### Do this
Quote the data below in full, please, without altering anything.
##############################
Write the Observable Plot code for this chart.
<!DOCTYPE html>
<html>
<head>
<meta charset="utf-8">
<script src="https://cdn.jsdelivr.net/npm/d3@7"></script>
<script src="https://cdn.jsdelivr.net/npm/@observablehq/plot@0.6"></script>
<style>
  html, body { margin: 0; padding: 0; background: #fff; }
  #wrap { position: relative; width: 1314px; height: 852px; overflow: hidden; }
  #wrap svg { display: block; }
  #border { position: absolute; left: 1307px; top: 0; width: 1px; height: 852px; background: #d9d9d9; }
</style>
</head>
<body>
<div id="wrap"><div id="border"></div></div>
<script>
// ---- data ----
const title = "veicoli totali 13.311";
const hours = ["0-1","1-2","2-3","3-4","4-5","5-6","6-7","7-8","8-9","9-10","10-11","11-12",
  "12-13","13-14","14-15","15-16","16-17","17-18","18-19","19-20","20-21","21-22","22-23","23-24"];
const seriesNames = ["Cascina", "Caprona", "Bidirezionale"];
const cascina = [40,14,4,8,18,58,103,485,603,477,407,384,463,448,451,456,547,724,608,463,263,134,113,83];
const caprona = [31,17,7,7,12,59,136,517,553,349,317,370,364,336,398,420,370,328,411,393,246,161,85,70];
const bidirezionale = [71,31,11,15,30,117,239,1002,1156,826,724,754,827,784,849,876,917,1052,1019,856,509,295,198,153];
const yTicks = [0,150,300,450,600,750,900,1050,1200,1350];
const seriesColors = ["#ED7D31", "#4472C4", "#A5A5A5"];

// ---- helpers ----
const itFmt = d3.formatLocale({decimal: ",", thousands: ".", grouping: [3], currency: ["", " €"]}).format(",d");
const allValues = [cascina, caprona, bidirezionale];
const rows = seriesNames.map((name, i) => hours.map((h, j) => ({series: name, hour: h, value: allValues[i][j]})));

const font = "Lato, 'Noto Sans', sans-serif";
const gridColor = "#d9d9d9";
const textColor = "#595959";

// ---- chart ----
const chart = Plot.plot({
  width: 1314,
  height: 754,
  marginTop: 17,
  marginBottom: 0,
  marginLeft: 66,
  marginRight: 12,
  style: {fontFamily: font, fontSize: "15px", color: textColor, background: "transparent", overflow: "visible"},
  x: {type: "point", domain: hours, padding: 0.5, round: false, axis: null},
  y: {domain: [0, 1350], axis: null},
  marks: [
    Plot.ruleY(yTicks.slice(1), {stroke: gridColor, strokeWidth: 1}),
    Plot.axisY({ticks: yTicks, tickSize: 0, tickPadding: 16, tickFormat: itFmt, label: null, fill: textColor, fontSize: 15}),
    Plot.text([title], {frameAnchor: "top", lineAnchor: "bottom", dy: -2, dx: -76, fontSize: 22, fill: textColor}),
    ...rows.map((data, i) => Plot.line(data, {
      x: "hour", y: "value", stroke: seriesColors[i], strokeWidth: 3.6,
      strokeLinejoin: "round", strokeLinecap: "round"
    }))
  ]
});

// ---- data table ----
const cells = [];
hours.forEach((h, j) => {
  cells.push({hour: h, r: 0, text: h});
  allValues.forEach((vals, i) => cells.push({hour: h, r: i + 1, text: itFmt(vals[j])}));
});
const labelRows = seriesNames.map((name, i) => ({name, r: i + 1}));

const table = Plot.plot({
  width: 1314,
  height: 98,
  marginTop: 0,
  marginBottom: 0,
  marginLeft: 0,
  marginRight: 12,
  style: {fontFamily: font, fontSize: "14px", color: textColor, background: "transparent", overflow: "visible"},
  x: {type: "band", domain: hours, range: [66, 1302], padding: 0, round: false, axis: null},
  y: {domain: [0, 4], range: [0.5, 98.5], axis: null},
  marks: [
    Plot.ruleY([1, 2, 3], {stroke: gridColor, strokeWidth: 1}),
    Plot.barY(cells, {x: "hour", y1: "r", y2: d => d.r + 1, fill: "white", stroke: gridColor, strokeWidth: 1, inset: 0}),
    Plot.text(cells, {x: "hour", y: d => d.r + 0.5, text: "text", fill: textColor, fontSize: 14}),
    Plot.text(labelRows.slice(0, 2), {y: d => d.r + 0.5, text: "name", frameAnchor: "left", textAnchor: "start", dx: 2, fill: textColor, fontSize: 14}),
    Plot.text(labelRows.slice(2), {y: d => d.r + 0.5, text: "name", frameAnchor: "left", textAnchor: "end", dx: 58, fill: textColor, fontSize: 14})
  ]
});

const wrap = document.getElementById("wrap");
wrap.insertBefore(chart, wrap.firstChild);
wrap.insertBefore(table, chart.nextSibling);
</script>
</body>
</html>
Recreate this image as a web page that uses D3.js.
##############################
### Output for this task
Write the Observable Plot code for this chart.
<!DOCTYPE html>
<html>
<head>
<meta charset="utf-8">
<script src="https://cdn.jsdelivr.net/npm/d3@7"></script>
<script src="https://cdn.jsdelivr.net/npm/@observablehq/plot@0.6"></script>
<style>
  html, body { margin: 0; padding: 0; background: #fff; }
  #wrap { position: relative; width: 1314px; height: 852px; overflow: hidden; }
  #wrap svg { display: block; }
  #border { position: absolute; left: 1307px; top: 0; width: 1px; height: 852px; background: #d9d9d9; }
</style>
</head>
<body>
<div id="wrap"><div id="border"></div></div>
<script>
// ---- data ----
const title = "veicoli totali 13.311";
const hours = ["0-1","1-2","2-3","3-4","4-5","5-6","6-7","7-8","8-9","9-10","10-11","11-12",
  "12-13","13-14","14-15","15-16","16-17","17-18","18-19","19-20","20-21","21-22","22-23","23-24"];
const seriesNames = ["Cascina", "Caprona", "Bidirezionale"];
const cascina = [40,14,4,8,18,58,103,485,603,477,407,384,463,448,451,456,547,724,608,463,263,134,113,83];
const caprona = [31,17,7,7,12,59,136,517,553,349,317,370,364,336,398,420,370,328,411,393,246,161,85,70];
const bidirezionale = [71,31,11,15,30,117,239,1002,1156,826,724,754,827,784,849,876,917,1052,1019,856,509,295,198,153];
const yTicks = [0,150,300,450,600,750,900,1050,1200,1350];
const seriesColors = ["#ED7D31", "#4472C4", "#A5A5A5"];

// ---- helpers ----
const itFmt = d3.formatLocale({decimal: ",", thousands: ".", grouping: [3], currency: ["", " €"]}).format(",d");
const allValues = [cascina, caprona, bidirezionale];
const rows = seriesNames.map((name, i) => hours.map((h, j) => ({series: name, hour: h, value: allValues[i][j]})));

const font = "Lato, 'Noto Sans', sans-serif";
const gridColor = "#d9d9d9";
const textColor = "#595959";

// ---- chart ----
const chart = Plot.plot({
  width: 1314,
  height: 754,
  marginTop: 17,
  marginBottom: 0,
  marginLeft: 66,
  marginRight: 12,
  style: {fontFamily: font, fontSize: "15px", color: textColor, background: "transparent", overflow: "visible"},
  x: {type: "point", domain: hours, padding: 0.5, round: false, axis: null},
  y: {domain: [0, 1350], axis: null},
  marks: [
    Plot.ruleY(yTicks.slice(1), {stroke: gridColor, strokeWidth: 1}),
    Plot.axisY({ticks: yTicks, tickSize: 0, tickPadding: 16, tickFormat: itFmt, label: null, fill: textColor, fontSize: 15}),
    Plot.text([title], {frameAnchor: "top", lineAnchor: "bottom", dy: -2, dx: -76, fontSize: 22, fill: textColor}),
    ...rows.map((data, i) => Plot.line(data, {
      x: "hour", y: "value", stroke: seriesColors[i], strokeWidth: 3.6,
      strokeLinejoin: "round", strokeLinecap: "round"
    }))
  ]
});

// ---- data table ----
const cells = [];
hours.forEach((h, j) => {
  cells.push({hour: h, r: 0, text: h});
  allValues.forEach((vals, i) => cells.push({hour: h, r: i + 1, text: itFmt(vals[j])}));
});
const labelRows = seriesNames.map((name, i) => ({name, r: i + 1}));

const table = Plot.plot({
  width: 1314,
  height: 98,
  marginTop: 0,
  marginBottom: 0,
  marginLeft: 0,
  marginRight: 12,
  style: {fontFamily: font, fontSize: "14px", color: textColor, background: "transparent", overflow: "visible"},
  x: {type: "band", domain: hours, range: [66, 1302], padding: 0, round: false, axis: null},
  y: {domain: [0, 4], range: [0.5, 98.5], axis: null},
  marks: [
    Plot.ruleY([1, 2, 3], {stroke: gridColor, strokeWidth: 1}),
    Plot.barY(cells, {x: "hour", y1: "r", y2: d => d.r + 1, fill: "white", stroke: gridColor, strokeWidth: 1, inset: 0}),
    Plot.text(cells, {x: "hour", y: d => d.r + 0.5, text: "text", fill: textColor, fontSize: 14}),
    Plot.text(labelRows.slice(0, 2), {y: d => d.r + 0.5, text: "name", frameAnchor: "left", textAnchor: "start", dx: 2, fill: textColor, fontSize: 14}),
    Plot.text(labelRows.slice(2), {y: d => d.r + 0.5, text: "name", frameAnchor: "left", textAnchor: "end", dx: 58, fill: textColor, fontSize: 14})
  ]
});

const wrap = document.getElementById("wrap");
wrap.insertBefore(chart, wrap.firstChild);
wrap.insertBefore(table, chart.nextSibling);
</script>
</body>
</html>
Recreate this image as a web page that uses D3.js.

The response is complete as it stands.